I love stories, this might be painfully obvious since I dedicate most of my time to creating them. But there are some special stories out there that I wanted to touch on today. I know I talk about writing and then most of the references I make in my blog relate to movies and that’s because I have things on in the background whilst I write and I have an enduring love for audio/visual stories, I try to write my book as if I were watching them on-screen.
The stories I want to talk about today are the one’s that take a contemporary setting and then introduce a fantastical element to them. These stories aren’t pure fantasy or science fiction or horror but the best of them are elegant combinations of our world with others or extraordinary tales of daring do grounded by real world themes.
The first of these that I really recognised for what it was, was a film called Big Fish (2003 – Directed by Tim Burton) starring Ewan McGregor and Albert Finney. A man nearing his death relates the fantastical story of his life to his estranged son in an attempt to reconcile their relationship. It is a bittersweet tale but one full of fantasy and wonder. Another was The Imaginarium of Doctor Parnassus (2009 – Directed by Terry Gilliam), a mystical carnival attraction is brought back to life by a mysterious huckster (played by Heath Ledger and, after his sad passing, by Johnny Depp, Jude Law and Colin Farrell). The mystical mirror which is the centre piece of the attraction offers viewers a choice between enlightenment and blessed ignorance and is the result of a deal Parnassus made with the devil centuries before. Beyond the wonderful counter play of the magical world within the mirror and the dull and superficial world outside there is the story of how three A-list performers stepped forward to help finish a project marred by the sad death of the lead actor as a tribute to a young talent taken under tragic circumstances.
There have been others and the list may not be as high-brow as the first two entries, Abraham Lincoln – Vampire Hunter (2012 – Directed by Timur Bekmambetov) and Pride and Prejudice and Zombies (2016 – Directed by Burr Steers) while period pieces still embody the carefree combination of the ‘real’ with fantastical elements. The stirring interpretation of the Gettysburg Address in the former would not be out of place in a serious biopic piece and it’s that attention to detail that keeps bringing me back to that particular film.

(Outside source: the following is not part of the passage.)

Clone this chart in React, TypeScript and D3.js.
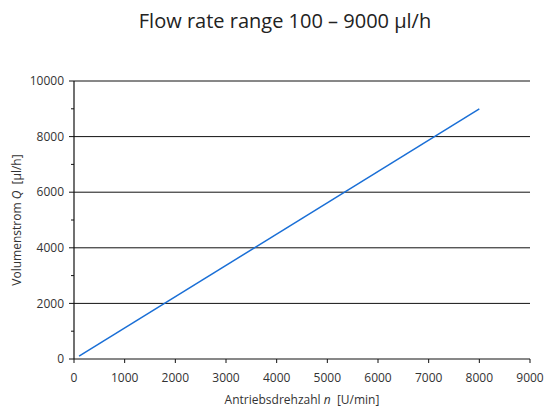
import React from "react";
import * as d3 from "d3";

// Pump characteristic: flow rate vs. drive speed
const speeds = [100, 8000];
const flowRates = [100, 9000];
const xTicks = [0, 1000, 2000, 3000, 4000, 5000, 6000, 7000, 8000, 9000];
const yMajorTicks = [0, 2000, 4000, 6000, 8000, 10000];
const yMinorTicks = [1000, 3000, 5000, 7000, 9000];

const W = 545;
const H = 411;
const margin = { left: 74, right: 15, top: 81, bottom: 52 };

export default function App() {
  const x = d3.scaleLinear().domain([0, 9000]).range([margin.left, 530]);
  const y = d3.scaleLinear().domain([0, 10000]).range([359, margin.top]);
  const line = d3
    .line<number>()
    .x((_, i) => x(speeds[i]))
    .y((d) => y(d));
  const font = "'Open Sans', 'Noto Sans', sans-serif";
  const textColor = "#333";

  return (
    <svg
      width={W}
      height={H}
      style={{ position: "absolute", left: 0, top: 0, background: "#fff" }}
      fontFamily={font}
    >
      <text x={285} y={28} textAnchor="middle" fontSize={20} fill="#222">
        Flow rate range 100 – 9000 µl/h
      </text>

      {/* horizontal grid lines */}
      {yMajorTicks.map((t) => (
        <line key={t} x1={x(0)} x2={x(9000)} y1={y(t)} y2={y(t)} stroke="#111" strokeWidth={1} />
      ))}

      {/* y axis */}
      <line x1={x(0)} x2={x(0)} y1={y(0)} y2={y(10000)} stroke="#111" strokeWidth={1.2} />
      {yMajorTicks.map((t) => (
        <g key={t}>
          <line x1={x(0) - 5} x2={x(0)} y1={y(t)} y2={y(t)} stroke="#111" />
          <text x={x(0) - 10} y={y(t)} dy="0.35em" textAnchor="end" fontSize={12} fill={textColor}>
            {t}
          </text>
        </g>
      ))}
      {yMinorTicks.map((t) => (
        <line key={t} x1={x(0) - 3} x2={x(0)} y1={y(t)} y2={y(t)} stroke="#111" />
      ))}

      {/* x axis ticks */}
      {xTicks.map((t) => (
        <g key={t}>
          <line x1={x(t)} x2={x(t)} y1={y(0)} y2={y(0) + 4} stroke="#111" />
          <text x={x(t)} y={y(0) + 23} textAnchor="middle" fontSize={12} fill={textColor}>
            {t}
          </text>
        </g>
      ))}

      {/* data line */}
      <path d={line(flowRates) || ""} fill="none" stroke="#1a6fd6" strokeWidth={1.5} />

      {/* axis titles */}
      <text
        x={302}
        y={404}
        textAnchor="middle"
        fontSize={12}
        fill={textColor}
        style={{ whiteSpace: "pre" }}
      >
        Antriebsdrehzahl <tspan fontStyle="italic">n</tspan>
        {"  [U/min]"}
      </text>
      <text
        transform={`translate(21, ${(y(0) + y(10000)) / 2}) rotate(-90)`}
        textAnchor="middle"
        fontSize={12}
        fill={textColor}
        style={{ whiteSpace: "pre" }}
      >
        Volumenstrom <tspan fontStyle="italic">Q</tspan>
        {"  [µl/h]"}
      </text>
    </svg>
  );
}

There are others for sure, Pans Labyrinth (2006 – Guillermo del Torro) or the film Secondhand Lions (2003 – Tim McCanlies) and (although to a lesser extent) The Man Who Killed Hitler And Then The Bigfoot (2019 – Robert D. Krzykowski) all speak to something within and that something is, to me, that same part that compelled me to play make-believe as a child. That certain knowledge that there was more out there than the everyday which, as I grew and learned more about the world around me, started to fade through my cynical and oh-so-serious teenage years.
I love these films because of the wonder they evoke and the way in which they present alternative takes on events without apology for being anything but what they are. Another thing that I feel characterises these stories is that, as much as they strive to provoke that sense of wonder they also carry a sense of melancholy, of the loss of that same innocence and sense of wonder as we get older. And that is something I, and maybe you, are trying to rekindle in others through our stories because it is something we need to preserve. The world is a cynical place, it could always use a little more wonder in it.